Nel trattare l’uomo come essere sociale in un contesto sociale siamo costretti a rivedere concetti di larga portata come: cosa è un individuo? Cosa è la mente?
Deve essere chiaro che non penso che la mente sia basicamente dentro la persona come individuo; la mente che abitualmente è considerata intrapsichica è una proprietà del gruppo e i processi che hanno luogo sono dovuti alle interazioni dinamiche in questa matrice di comunicazione. Corrispondentemente non possiamo fare l’acuta convenzionale differenziazione tra interno ed esterno o tra fantasia e realtà.

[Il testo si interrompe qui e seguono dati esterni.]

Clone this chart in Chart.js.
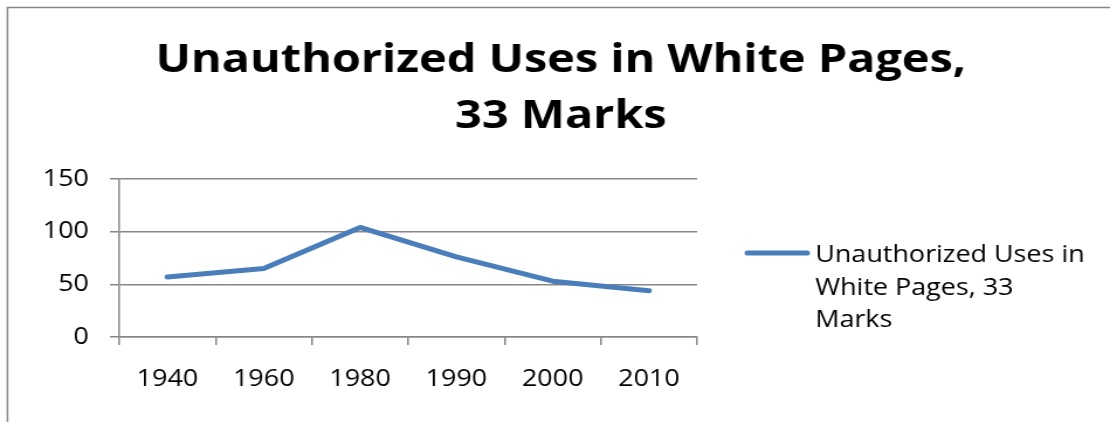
<!DOCTYPE html>
<html>
<head>
<meta charset="utf-8">
<script src="https://cdn.jsdelivr.net/npm/chart.js@4/dist/chart.umd.min.js"></script>
<style>
  html, body { margin: 0; padding: 0; background: #fff; overflow: hidden; }
  #wrap { position: relative; width: 949px; height: 422px; transform: scaleX(1.16965); transform-origin: 0 0; }
  canvas { display: block; }
</style>
</head>
<body>
<div id="wrap"><canvas id="c" width="949" height="422"></canvas></div>
<script>
const categories = ["1940", "1960", "1980", "1990", "2000", "2010"];
const seriesName = "Unauthorized Uses in White Pages, 33 Marks";
const seriesValues = [57, 65, 104, 76, 53, 44];
const yTicks = [0, 50, 100, 150];
const titleLines = ["Unauthorized Uses in White Pages,", "33 Marks"];
const legendLines = ["Unauthorized Uses in", "White Pages, 33", "Marks"];

const GRAY = "#878787";
const BLUE = "#4A7EBB";

const framePlugin = {
  id: "frame",
  beforeDraw(chart) {
    const ctx = chart.ctx;
    ctx.save();
    ctx.fillStyle = "#fff";
    ctx.fillRect(0, 0, chart.width, chart.height);
    ctx.strokeStyle = GRAY;
    ctx.lineWidth = 1.5;
    ctx.beginPath();
    ctx.moveTo(6.4, chart.height);
    ctx.lineTo(6.4, 7.5);
    ctx.lineTo(chart.width, 7.5);
    ctx.stroke();
    // title
    ctx.fillStyle = "#000";
    ctx.font = "bold 40px 'Open Sans'";
    ctx.textAlign = "center";
    ctx.textBaseline = "alphabetic";
    const baselines = [72, 128];
    titleLines.forEach((t, i) => ctx.fillText(t, 479.5, baselines[i]));
    ctx.restore();
  }
};

const legendPlugin = {
  id: "wrapLegend",
  afterDraw(chart) {
    const ctx = chart.ctx;
    const ds = chart.data.datasets[0];
    ctx.save();
    ctx.strokeStyle = ds.borderColor;
    ctx.lineWidth = 5;
    ctx.lineCap = "round";
    ctx.beginPath();
    ctx.moveTo(639, 253);
    ctx.lineTo(690, 253);
    ctx.stroke();
    ctx.fillStyle = "#000";
    ctx.font = "23px 'Open Sans'";
    ctx.textBaseline = "alphabetic";
    ctx.textAlign = "left";
    legendLines.forEach((t, i) => ctx.fillText(t, 697, 262 + i * 32.5));
    ctx.restore();
  }
};

new Chart(document.getElementById("c"), {
  type: "line",
  data: {
    labels: categories,
    datasets: [{
      label: seriesName,
      data: seriesValues,
      borderColor: BLUE,
      backgroundColor: BLUE,
      borderWidth: 5,
      pointRadius: 0,
      tension: 0,
      borderCapStyle: "round",
      borderJoinStyle: "round",
      fill: false
    }]
  },
  options: {
    responsive: false,
    animation: false,
    devicePixelRatio: 1,
    layout: { padding: { top: 179, right: 353, bottom: 0, left: 0 } },
    plugins: {
      legend: { display: false },
      tooltip: { enabled: false },
      title: { display: false }
    },
    scales: {
      x: {
        type: "category",
        offset: true,
        grid: {
          display: true,
          drawOnChartArea: false,
          drawTicks: true,
          tickLength: 8,
          offset: true,
          color: GRAY,
          lineWidth: 1.5
        },
        border: { display: true, color: GRAY, width: 1.5 },
        ticks: {
          color: "#000",
          font: { family: "'Open Sans'", size: 23 },
          padding: 21,
          maxRotation: 0,
          autoSkip: false
        },
        afterFit(scale) { scale.height = 85; }
      },
      y: {
        min: 0,
        max: 150,
        afterBuildTicks(scale) { scale.ticks = yTicks.map(v => ({ value: v })); },
        grid: {
          color: GRAY,
          lineWidth: 1.5,
          drawTicks: true,
          tickLength: 8
        },
        border: { display: true, color: GRAY, width: 1.5 },
        ticks: {
          color: "#000",
          font: { family: "'Open Sans'", size: 23 },
          padding: 18
        },
        afterFit(scale) { scale.width = 102; }
      }
    }
  },
  plugins: [framePlugin, legendPlugin]
});
</script>
</body>
</html>
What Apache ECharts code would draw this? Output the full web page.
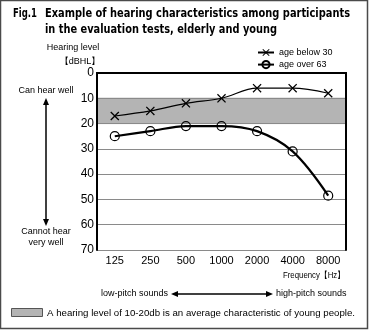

Penso che la natura reale della mente stia nel bisogno di ciascun individuo di comunicare e ricevere, in tutti i sensi; il linguaggio non potrebbe essere acquisito da ogni individuo senza che questi abbia la capacità di acquisirlo nel suo cervello. Per quanto sia il proprio pensiero, sia ciò che sta nella propria mente, nello stesso tempo è una proprietà condivisa dal gruppo e l’individuo è costretto ad essa sin dall’inizio della cultura circostante.
Se si è consapevoli di quanto vada in profondità e sia decisiva l’influenza di una cultura particolare, e nello specifico la cultura familiare sulla nostra struttura totale questo ci sorprende di meno. La mente è condivisa come il sociale, non all’esterno ma anche profondamente all’interno delle persone.
Il vero terapeuta ha, credo, una funzione creativa: come un artista, come uno scienziato, come un educatore; se può evitare di educare le persone a propria immagine, sarà capace di aiutarle creativamente a diventare se stesse, a condurle ad una vita più piena, ad usare la felicità e ad evitare di aggiungere ulteriori sofferenze alle proprie miserie.
C’è una grande soddisfazione in questa parte creativa della nostra funzione; ho paragonato più volte questa funzione a quella di un poeta, specialmente nel condurre un gruppo. Mi riferisco alla recettività del terapeuta, alla sua abilità di vedere un po’ meglio, più in profondità e prima degli altri, cosa i pazienti stiano realmente dicendo, cosa vogliano e di cosa hanno paura, nell’aiutarli ad esprimere tutte queste cose e talora ad esprimerle per loro.
L’allusione al conduttore musicale serve a differenziare la nostra funzione da quella del leader.
Siamo coinvolti molto più di quanto realmente pensiamo con l’empatia; con questa capacità e con la maturità possiamo conservare un certo distacco necessario; le due cose non sono in opposizione tra di loro.
Il buon terapeuta dovrebbe allo stesso tempo essere al di sopra della situazione; questo atteggiamento renderà più facile vedere sia la tragedia che la commedia dell’esistenza umana e vederne l’assurdità in certi aspetti.
In questo modo il nostro lavoro diviene più interessante, più soddisfacente e più efficace per i nostri pazienti.